The International Development Association (IDA), a member of the World Bank Group, which offers grants and low-interest loans to developing nations, will provide US$250mn in credit to the Ghanaian government to help launch the project.

Once established, the World Bank says that the Development Bank of Ghana (DBG) will work to increase support for “key sectors” such as agribusiness and manufacturing.

According to the World Bank’s country director for Ghana, Pierre Laporte, the DBG will offer support through long-term wholesale financing, credit guarantees and other services.

The DBG will also aim to attract private sector financing for credit-constrained Ghanaian micro, small and medium enterprises (MSMEs) through multiple interventions.

“These interventions will include the establishment of a partial credit guarantee facility and a digital financing platform to leverage private sector financing by making it more efficient and less risky for private financiers to lend to MSMEs,” says Carlos Vicente, senior financial sector economist at the World Bank.

The World Bank adds that the Ghana development finance project will provide financial services to around 10,000 businesses, including 2,000 women-led MSMEs, while also strengthening the oversight of development finance institutions and the adoption of environmental and social standards by financial institutions.

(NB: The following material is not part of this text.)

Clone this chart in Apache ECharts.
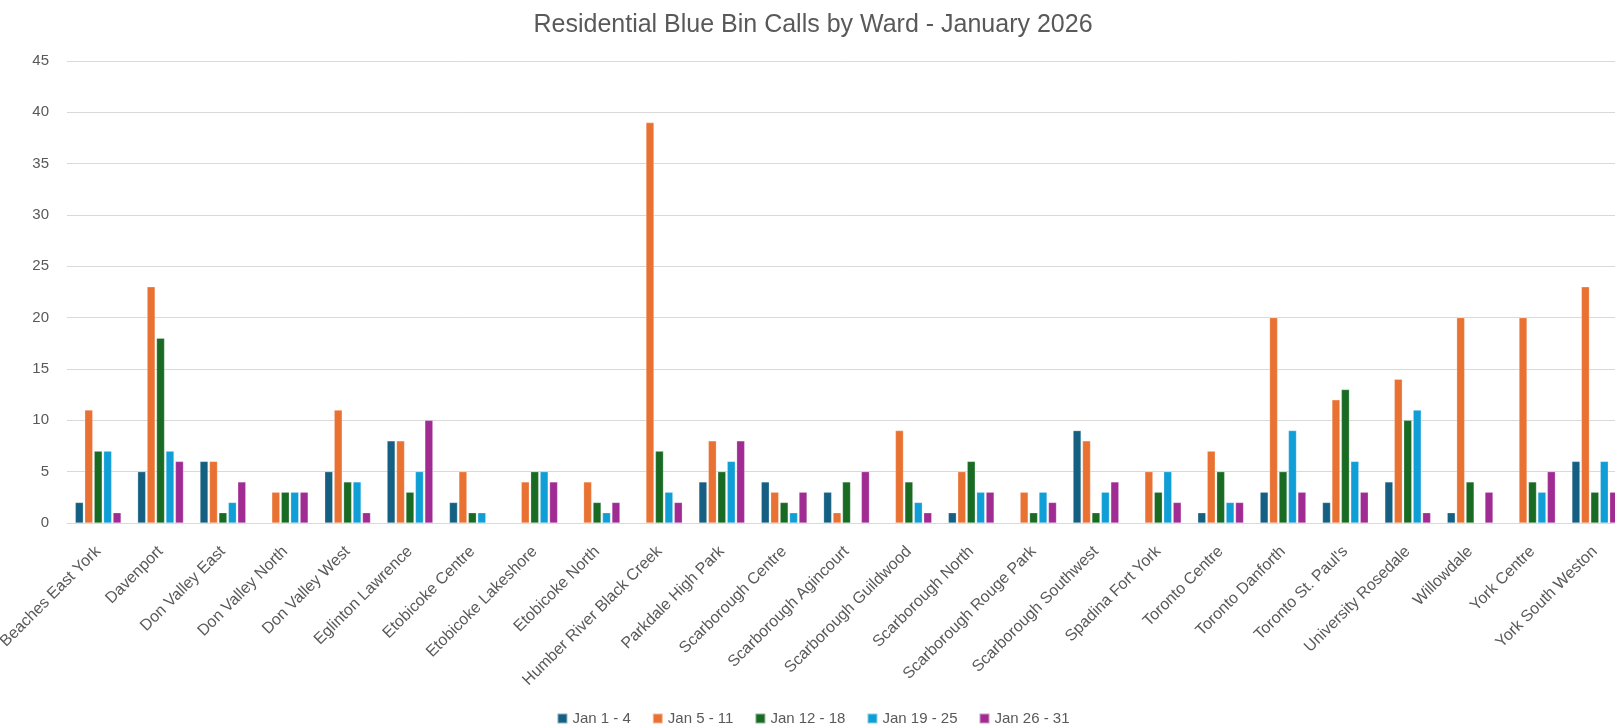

Ghana’s long-term finance problem

Long-term finance is hard to come by for firms of all sizes in Ghana, especially SMEs, the World Bank notes in a project appraisal document for the DBG, released in early October.

“In 2018, only 33% of the volume of banks’ loans and advances had a maturity of more than three years, of which loans with maturities of more than five years was only 15%,” the bank states.

It adds that the problem is felt acutely in agriculture and manufacturing, which “receive a much smaller share of credit from the financial sector compared to their share in GDP and employment”.

“For instance, in December 2019, the share of bank loans for agriculture (including forest and fishing) was just 5%, much smaller than the sector’s contribution to Ghana’s GDP (19%) in 2019,” the bank says.

The World Bank notes that such scarcity of long-term financing in part reflects the fact that the availability of long-term funding for financial institutions in Ghana is also strained.

But the document says that there are other factors influencing banks’ decision to limit loan maturities in Ghana, namely economic uncertainties such as inflation and interest rate volatility.

Countries across Africa have felt the economic effects of Covid-19, and Ghana has been no exception, suffering from a plunge in external demand, as well as lower inflows from tourism and foreign direct investment.

According to the World Bank, Ghana’s GDP growth is expected to slow from 6.5% in 2019 to 1.2% in 2020.

Last week, the IDA moved to bolster funding for the country’s health care system, injecting US$130mn into Ghana’s Emergency Preparedness and Response Project.

According to Laporte, the funding will increase the availability of intensive care unit beds in the country, and help Ghana adopt new Covid-19 medications.